First, stay calm. It reminds me of the catch phrase from the novel The Hitchhiker’s Guide to the Galaxy – “Don’t Panic”. You have got to keep your cool. If you allow yourself to become irritable you will only feed the negative attitudes and cause further strife on your team. You need to be the emotional rock that steadies the group and gets things back on a positive footing.

I like to use humor in these circumstances. I find that by joking around and finding some common points to have fun with, it lightens my mood as well as the mood of those around me. Taking the time to laugh with and enjoy your coworkers is a great way to beat a negative mood.

Second, practice positive reinforcement. Look for the good that others are doing. Seek it out and recognize it publicly. Giving praise to others not only makes them feel good, it also makes you feel good, and let’s others see the positive in the work environment. Say thank you, pat people on the back, give out rewards for a job well done. Avoid focusing on those negative attitudes that are creating the problem. Don’t feed the negative, but instead fight it with as much positive energy as you can.

Third, address the problems in as positive and productive a manner as you can. You may be forced to deal with issues by implementing some form of discipline, this is just a necessary course of action at times, but always seek what is best for the person that you are disciplining and try to find the positive. Remember that they are not being disciplined because you enjoy doing it, or that it even has anything to do with you, instead focus on the choices that individual made that led to this circumstance.

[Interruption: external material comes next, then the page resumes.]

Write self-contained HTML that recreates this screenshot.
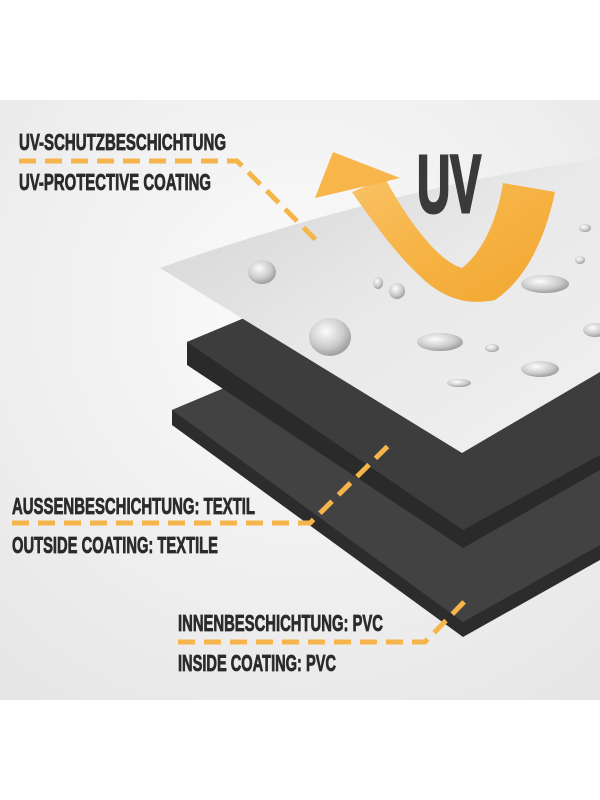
<!DOCTYPE html>
<html><head><meta charset="utf-8"><style>
html,body{margin:0;padding:0;background:#fff}
svg{display:block}
text{font-family:"Liberation Sans Narrow","Liberation Sans",sans-serif;font-weight:bold;fill:#2b2b2b;stroke:#2b2b2b;stroke-width:0.8}
</style></head><body>
<svg width="600" height="800" viewBox="0 0 600 800" xmlns="http://www.w3.org/2000/svg">
<defs>
<radialGradient id="bg" cx="0.5" cy="0.35" r="0.8">
<stop offset="0" stop-color="#fbfbfb"/><stop offset="1" stop-color="#e6e6e6"/>
</radialGradient>
<linearGradient id="lt" x1="0" y1="0" x2="1" y2="1">
<stop offset="0" stop-color="#d2d2d2"/><stop offset="0.5" stop-color="#e9e9e9"/><stop offset="1" stop-color="#f0f0f0"/>
</linearGradient>
<linearGradient id="or" x1="0" y1="0" x2="1" y2="1">
<stop offset="0" stop-color="#f9c265"/><stop offset="0.5" stop-color="#f6b243"/><stop offset="1" stop-color="#f1a730"/>
</linearGradient>
<radialGradient id="dr" cx="0.4" cy="0.35" r="0.7">
<stop offset="0" stop-color="#ffffff"/><stop offset="0.6" stop-color="#c9c9c9"/><stop offset="1" stop-color="#8d8d8d"/>
</radialGradient>
</defs>
<rect x="0" y="100" width="600" height="600" fill="url(#bg)"/>
<polygon points="172,410 600,230 600,560 463,637 172,425" fill="#2c2c2c"/>
<polygon points="172,410 600,230 600,545 463,622" fill="#424242"/>
<polygon points="187,342 600,170 600,470 463,548 187,365" fill="#2a2a2a"/>
<polygon points="187,342 600,170 600,455 463,530" fill="#3d3d3d"/>
<path d="M160,268 Q380,190 600,158 L600,372 L462,453 Z" fill="url(#lt)"/>
<g fill="url(#dr)" opacity="0.9">
<ellipse cx="262" cy="272" rx="14" ry="12"/>
<ellipse cx="330" cy="337" rx="21" ry="19"/>
<ellipse cx="397" cy="291" rx="8" ry="8"/>
<ellipse cx="378" cy="283" rx="5" ry="6"/>
<ellipse cx="545" cy="284" rx="24" ry="9"/>
<ellipse cx="440" cy="342" rx="23" ry="9"/>
<ellipse cx="540" cy="369" rx="19" ry="8"/>
<ellipse cx="459" cy="383" rx="12" ry="4"/>
<ellipse cx="492" cy="348" rx="7" ry="4"/>
<ellipse cx="595" cy="330" rx="12" ry="7"/>
<ellipse cx="585" cy="228" rx="6" ry="4"/>
<ellipse cx="580" cy="260" rx="5" ry="4"/>
</g>
<!-- UV arrow ribbon -->
<path d="M352,192 L385,178 C410,225 440,262 462,268 C485,250 498,215 503,183 L555,192 C545,240 525,280 495,300 C470,305 450,300 430,285 C400,260 375,225 352,192 Z" fill="url(#or)"/>
<polygon points="315,198 333,152 400,178" fill="#f7b54a"/>
<text x="417" y="212" font-size="82" textLength="64" lengthAdjust="spacingAndGlyphs" style="fill:#3a3a3a;stroke:#3a3a3a;stroke-width:3">UV</text>
<g fill="none" stroke="#f5b54a" stroke-width="5" stroke-dasharray="17,9">
<polyline points="19,161 237,161 318,242"/>
<polyline points="12,523 310,523 390,444"/>
<polyline points="178,642 425,642 466,600"/>
</g>
<text x="19" y="150" font-size="23" textLength="207" lengthAdjust="spacingAndGlyphs">UV-SCHUTZBESCHICHTUNG</text>
<text x="19" y="190" font-size="23" textLength="192" lengthAdjust="spacingAndGlyphs">UV-PROTECTIVE COATING</text>
<text x="12" y="514" font-size="23" textLength="243" lengthAdjust="spacingAndGlyphs">AUSSENBESCHICHTUNG: TEXTIL</text>
<text x="12" y="553" font-size="23" textLength="206" lengthAdjust="spacingAndGlyphs">OUTSIDE COATING: TEXTILE</text>
<text x="178" y="631" font-size="23" textLength="205" lengthAdjust="spacingAndGlyphs">INNENBESCHICHTUNG: PVC</text>
<text x="178" y="671" font-size="23" textLength="158" lengthAdjust="spacingAndGlyphs">INSIDE COATING: PVC</text>
</svg>
</body></html>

Try to use the disciplinary action as a learning opportunity and help the individual understand that you want them to succeed personally and professionally, but that there are certain actions that must be engaged in, or avoided as the case may be, in order for them to succeed and that your wish and goal is to help them succeed. Show genuine empathy and concern for them and seek to help them learn and improve.

Finally, always direct your team’s thoughts and actions to what is in their control. Do not allow them to linger on issues that are going wrong outside of their control. Help them to feel engaged by getting their attention laser focused on the ways in which they can make a difference and on those things that are within their scope of influence.

You can do this by reminding them of what the team mission, vision, and goals are in order to refocus their energy. Getting back to the basics can be the simplest way to refocus a team that has lost its direction.

When you feel the mood of your team shift, and you begin to see a rash of personnel issues, keep things in focus. Take a deep breath and sit down to remind yourself of what things are going good and then focus your team’s attention on the positive by getting back to the basic mission that drives your team. Positive energy is more powerful than negative energy, but it sometimes takes more concentration and a deeper level of focus to cut through the haze to find the center that the team can focus on and rally around.